We spent last weekend doing the very impressive bee trail in Manchester. There are about 100 giant bees decorated by artists and 130 smaller bees decorated by schools so it’s quite a large trail that might keep you busy all summer long. I can’t remember Manchester ever having something like this before although, on our hunt, we were told by one random couple that they had some equally impressive cows a few years ago.
It’s such a fun family thing to do and I think I discovered little bits of Manchester I keep missing as some kind of blind spot. The weather was lovely and we started meeting lots of other friendly bee hunters along the way and talking about how beautiful the bees were, how hot and lovely the weather was and how it was such a nice thing to bring people together.

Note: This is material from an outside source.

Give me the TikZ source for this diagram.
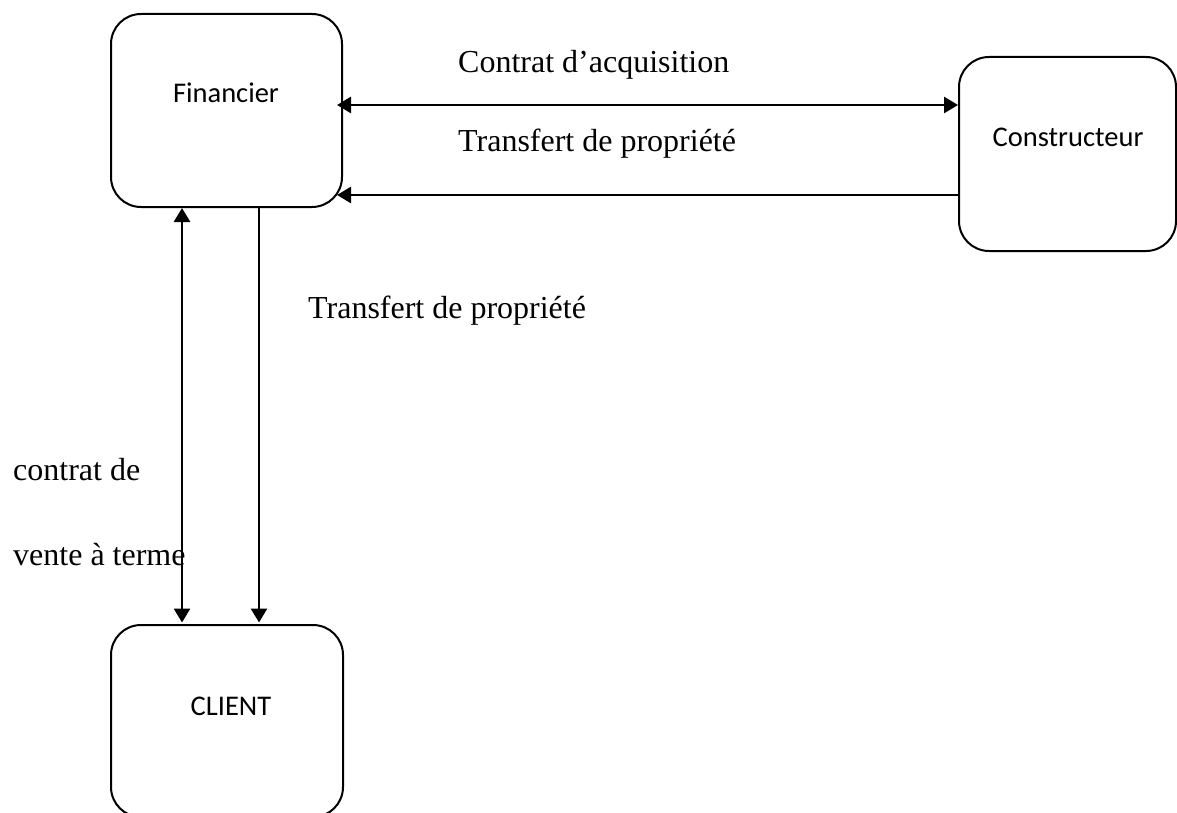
\documentclass[tikz,border=0pt]{standalone}
\usepackage{fontspec}
\setmainfont{Liberation Serif}
\newfontfamily\boxfont{Carlito}
\usetikzlibrary{arrows.meta}
\begin{document}
\begin{tikzpicture}[x=1pt,y=-1pt,
  entity/.style={draw=black,line width=2pt,rounded corners=30pt,inner sep=0pt},
  boxlabel/.style={anchor=base,inner sep=0pt,font=\boxfont\fontsize{28.5}{34}\selectfont},
  flowlabel/.style={anchor=base west,inner sep=0pt,font=\fontsize{32}{38}\selectfont},
  link/.style={line width=2.6pt,-{Triangle[length=14pt,width=16pt]}},
  dlink/.style={line width=2.6pt,{Triangle[length=14pt,width=16pt]}-{Triangle[length=14pt,width=16pt]}}]
\useasboundingbox (0,0) rectangle (1177,813);
% boxes
\node[entity,minimum width=231pt,minimum height=193pt] (fin) at (226.5,110.5) {};
\node[entity,minimum width=217pt,minimum height=194pt] (con) at (1067.5,154) {};
\node[entity,minimum width=232pt,minimum height=192pt] (cli) at (227,721) {};
% box texts
\node[boxlabel] (finT) at (226,103) {Financier};
\node[boxlabel] (conT) at (1068,147) {Constructeur};
\node[boxlabel] (cliT) at (231,715) {CLIENT};
% helper coordinates
\coordinate (yA) at (0,105);
\coordinate (yB) at (0,195);
\coordinate (xA) at (182,0);
\coordinate (xB) at (259,0);
% connectors
\draw[dlink] ([xshift=-6pt]fin.east |- yA) -- (con.west |- yA);
\draw[link] (con.west |- yB) -- ([xshift=-6pt]fin.east |- yB);
\draw[dlink] (fin.south -| xA) -- ([yshift=1.5pt]cli.north -| xA);
\draw[link] (fin.south -| xB) -- ([yshift=1.5pt]cli.north -| xB);
% labels
\node[flowlabel] (l1) at (458,73) {Contrat d’acquisition};
\node[flowlabel] (l2) at (458,152) {Transfert de propriété};
\node[flowlabel] (l3) at (308,318) {Transfert de propriété};
\node[flowlabel] (l4) at (13,480) {contrat de};
\node[flowlabel] (l5) at (13,565) {vente à terme};
\end{tikzpicture}
\end{document}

We only managed about 25 and really want to go back and find the rest, although we probably won’t find the ones scattered in the more suburban areas of Manchester.
If you do go then it’s best to not do it on a Sunday as some key places that contain some of the bees will be closed. I’m tempted to book a day off work to try and find another chunk of them! Along the way we bumped into Alan Turing sat on his bench in Sackville gardens, along with the bee designed in his honour. He was a big deciphering code breaking genius and played an instrumental part in World War II. We learnt a lot about him at uni and I’ve always been a bit of a fan, probably because he was essentially a hacker; something I always wanted to be but obviously am not (or am I? Haha). His achievements have always amazed me, and one day I intend to visit Bletchley Park to experience the full code breaking experience, as nerdy as that sounds. If you’ve watched the imitation game then you’ll know what I mean. For years I’ve been meaning to visit the little bench he sits on and finally, following the bees meant we got to say hello.